Berdasarkan penelitian sebelumnya (Septiady, 1994), diketahui bahwa berdasarkan bentuk dan besaran fisiknya, rumah adat karo terbagi dalam 3 jenis, yaitu Rumah Sianjung-anjung, Rumah mecu, dan Rumah Adat Kete. Rumah Sianjung-anjung dan rumah mecu termasuk dalam kategori Siwaluh jabu, perbedaannya pada bentuk tampak mukanya namun besaran interior dan pembagian ruangnya cenderung sama. Sementara untuk rumah Kete hanya ada di Desa Dokan. Ukuran rumahnya lebih kecil dari Siwaluh jabu, separuh dari besaran Siwaluh jabu, namun demikian bentuknya sama dengan rumah mecu. Rumah Kete di desa Dokan masih ada sampai saat ini, dan dimiliki oleh keluarga dari marga Sitepu. Untuk rumah Sianjung-anjung kini sudah tidak ada lagi, punah. Sementara pada tahun 1994 rumah Sianjung-anjung masih ada 1 unit di Desa Budaya Lingga. Jadi saat ini rumah adat Karo yang masih ada adalah Siwaluh jabu dan rumah kete (lihat gambar).

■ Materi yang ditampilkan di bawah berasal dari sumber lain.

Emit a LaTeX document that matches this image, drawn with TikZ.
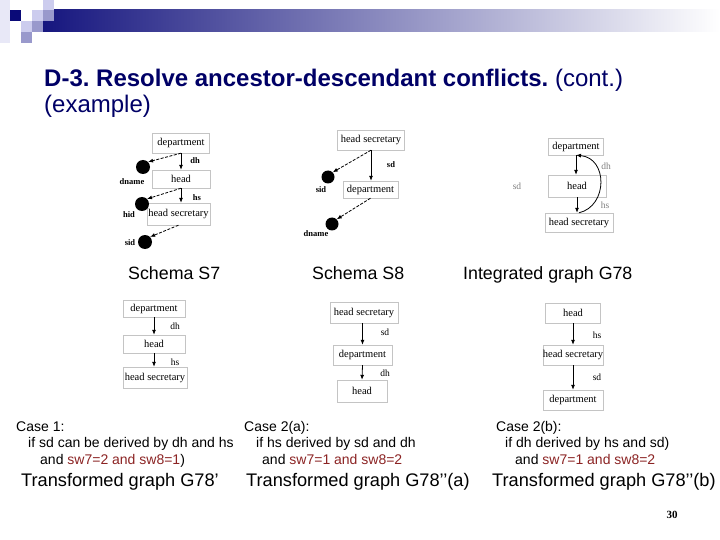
\documentclass[tikz,border=0pt]{standalone}
\usepackage{fontspec}
\setmainfont{Liberation Sans}
\newfontfamily\tms{Liberation Serif}
\usetikzlibrary{arrows.meta}
\definecolor{slideNavy}{HTML}{0A0A78}
\definecolor{slideMid}{HTML}{9999CC}
\definecolor{slideLight}{HTML}{CCCCEE}
\definecolor{titleNavy}{HTML}{000066}
\definecolor{caseRed}{HTML}{8B2323}
\definecolor{boxGray}{HTML}{C4C4C4}
\frenchspacing

\begin{document}
\begin{tikzpicture}[x=1pt, y=-1pt,
    box/.style={draw=boxGray, inner sep=0pt, font=\tms\fontsize{10.5}{12}\selectfont},
    elbl/.style={inner sep=0pt, font=\tms\fontsize{9.5}{10}\selectfont},
    blbl/.style={inner sep=0pt, font=\tms\bfseries\fontsize{8.5}{10}\selectfont},
    attr/.style={circle, fill=black, inner sep=0pt, minimum size=14pt},
    arr/.style={line width=0.8pt, -{Latex[length=5pt,width=4pt]}},
    fk/.style={arr, dashed, dash pattern=on 3pt off 1.5pt},
    caption/.style={anchor=base west, inner sep=0pt, font=\fontsize{17.8}{19}\selectfont},
    casetxt/.style={anchor=base west, inner sep=0pt, font=\fontsize{14}{15}\selectfont},
    result/.style={anchor=base west, inner sep=0pt, font=\fontsize{18.2}{20}\selectfont}]
\useasboundingbox (0,0) rectangle (720,540);
% header bar
\fill[slideLight!45] (0,0) rectangle (10,43);
\shade[left color=slideNavy!95!white, right color=white] (43,10) rectangle (720,32);
\fill[slideLight] (43,0) rectangle (54,10);
\fill[slideNavy] (10,10) rectangle (21,21);
\fill[slideLight] (32,10) rectangle (43,21);
\fill[slideMid] (43,10) rectangle (54,21);
\fill[slideLight] (21,21) rectangle (32,32);
\fill[slideMid] (32,21) rectangle (43,32);
\fill[slideMid] (21,32) rectangle (32,43);
\node[anchor=base west, inner sep=0pt, text=titleNavy, font=\bfseries\fontsize{24}{28}\selectfont] (title) at (44,87) {D-3. Resolve ancestor-descendant conflicts. {\mdseries (cont.)}};
\node[anchor=base west, inner sep=0pt, text=titleNavy, font=\fontsize{24}{28}\selectfont] (title2) at (44,113) {(example)};

% Schema S7
\node[box, minimum width=57pt, minimum height=20pt] (s7dep) at (181,143) {department};
\node[box, minimum width=58pt, minimum height=18pt] (s7head) at (181,179) {head};
\node[box, minimum width=63pt, minimum height=22pt] (s7hs) at (178.5,214) {head secretary};
\draw[arr] (s7dep.south) -- (s7head.north);
\draw[arr] (s7head.south) -- (s7head.south |- s7hs.north);
\node[blbl] (s7dh) at (195,161) {dh};
\node[blbl] (s7hslbl) at (197,198) {hs};
\node[attr] (s7dname) at (143,167) {};
\node[attr] (s7hid) at (142,204) {};
\node[attr] (s7sid) at (145,242) {};
\draw[fk] (s7dep.south) -- (s7dname.north east);
\draw[fk] (s7head.south) -- (s7hid.north east);
\draw[fk] (s7hs.south) -- (s7sid.north east);
\node[blbl] (s7dnamelbl) at (132,182) {dname};
\node[blbl] (s7hidlbl) at (129,215) {hid};
\node[blbl] (s7sidlbl) at (130,243) {sid};
\node[caption] (capS7) at (128,279) {Schema S7};

% Schema S8
\node[box, minimum width=67pt, minimum height=20pt] (s8hs) at (371,140) {head secretary};
\node[box, minimum width=55pt, minimum height=17pt] (s8dep) at (370.5,189.5) {department};
\draw[arr] (s8hs.south) -- (s8hs.south |- s8dep.north);
\node[blbl] (s8sd) at (391,165) {sd};
\node[attr, minimum size=13pt] (s8sid) at (328,177) {};
\node[attr, minimum size=13pt] (s8dname) at (332,224) {};
\draw[fk] (s8hs.south) -- (s8sid.north east);
\draw[fk] (s8dep.south) -- (s8dname.north east);
\node[blbl] (s8sidlbl) at (321,190) {sid};
\node[blbl] (s8dnamelbl) at (316,234) {dname};
\node[caption] (capS8) at (312,279) {Schema S8};

% Integrated graph G78
\node[box, minimum width=55pt, minimum height=17pt] (gdep) at (576,146.5) {department};
\node[box, minimum width=58pt, minimum height=22pt] (ghead) at (577,186) {head};
\node[box, minimum width=68pt, minimum height=19pt] (ghs) at (579,222.5) {head secretary};
\draw[arr] (gdep.south) -- (gdep.south |- ghead.north);
\draw[arr] (ghead.south) -- (ghead.south |- ghs.north);
\draw[arr] (ghs.north) .. controls (608,206) and (608,158) .. (gdep.south);
\node[elbl, text=gray] (gdh) at (606,166) {dh};
\node[elbl, text=gray] (ghslbl) at (605,205) {hs};
\node[elbl, text=gray] (gsd) at (517,186) {sd};
\node[caption] (capG) at (463,279) {Integrated graph G78};

% Transformed graph G78'
\node[box, minimum width=62pt, minimum height=17pt] (adep) at (154,308.5) {department};
\node[box, minimum width=62pt, minimum height=18pt] (ahead) at (154,344) {head};
\node[box, minimum width=64pt, minimum height=21pt] (ahs) at (155,377.5) {head secretary};
\draw[arr] (adep.south) -- (ahead.north);
\draw[arr] (ahead.south) -- (ahead.south |- ahs.north);
\node[elbl] (adh) at (175,326) {dh};
\node[elbl] (ahslbl) at (175,362) {hs};

% Transformed graph G78''(a)
\node[box, minimum width=68pt, minimum height=21pt] (bhs) at (364,312.5) {head secretary};
\node[box, minimum width=59pt, minimum height=20pt] (bdep) at (362.5,355) {department};
\node[box, minimum width=50pt, minimum height=22pt] (bhead) at (362,391) {head};
\draw[arr] (bhs.south -| bdep.north) -- (bdep.north);
\draw[arr] (bdep.south) -- (bhead.north);
\node[elbl] (bsd) at (385,332) {sd};
\node[elbl] (bdh) at (385,373) {dh};

% Transformed graph G78''(b)
\node[box, minimum width=55pt, minimum height=20pt] (chead) at (573,313) {head};
\node[box, minimum width=60pt, minimum height=20pt] (chs) at (573,355) {head secretary};
\node[box, minimum width=60pt, minimum height=20pt] (cdep) at (573,400) {department};
\draw[arr] (chead.south) -- (chs.north);
\draw[arr] (chs.south) -- (cdep.north);
\node[elbl] (chslbl) at (597,335) {hs};
\node[elbl] (csd) at (597,377) {sd};

% cases
\node[casetxt] (case1) at (16,431) {Case 1:};
\node[casetxt] (case1b) at (28,447) {if sd can be derived by dh and hs};
\node[casetxt] (case1c) at (40,464) {and \textcolor{caseRed}{sw7=2 and sw8=1})};
\node[casetxt] (case2) at (244,431) {Case 2(a):};
\node[casetxt] (case2b) at (256,447) {if hs derived by sd and dh};
\node[casetxt] (case2c) at (262,464) {and \textcolor{caseRed}{sw7=1 and sw8=2}};
\node[casetxt] (case3) at (496,431) {Case 2(b):};
\node[casetxt] (case3b) at (505,447) {if dh derived by hs and sd)};
\node[casetxt] (case3c) at (515,464) {and \textcolor{caseRed}{sw7=1 and sw8=2}};
\node[result] (resA) at (21,486) {Transformed graph G78’};
\node[result] (resB) at (246,486) {Transformed graph G78’\kern-0.5pt’(a)};
\node[result] (resC) at (492,486) {Transformed graph G78’\kern-0.5pt’(b)};
\node[inner sep=0pt, font=\tms\bfseries\fontsize{11}{12}\selectfont] (pagenum) at (672,515) {30};
\end{tikzpicture}
\end{document}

Rumah adat Karo termasuk dalam kategori warisan budaya karena berfungsi sebagai alat bantu pengingat ‘mnemonic device’ empunya budaya yang terwujud dalam elemen-elemen pada bagian rumahnya yang berfungsi sebagai simbol pengatur tingkah laku dengan sesamanya maupun dengan alam lingkungannya (Septiady, 2012, 2013).
Dari segi usia bangunan, rata-rata Siwaluh jabu didirikan pada tahun 1880-an. Faktor usia bangunan inilah yang membuat rumah adat Karo semakin lama semakin berkurang, karena biaya perbaikannya yang sangat mahal. Rumah adat Karo termasuk dalam kategori warisan budaya karena berfungsi sebagai alat bantu pengingat ‘mnemonic device’ empunya budaya yang terwujud dalam elemen-elemen pada bagian rumahnya yang berfungsi sebagai simbol pengatur tingkah laku dengan sesamanya maupun dengan alam lingkungannya.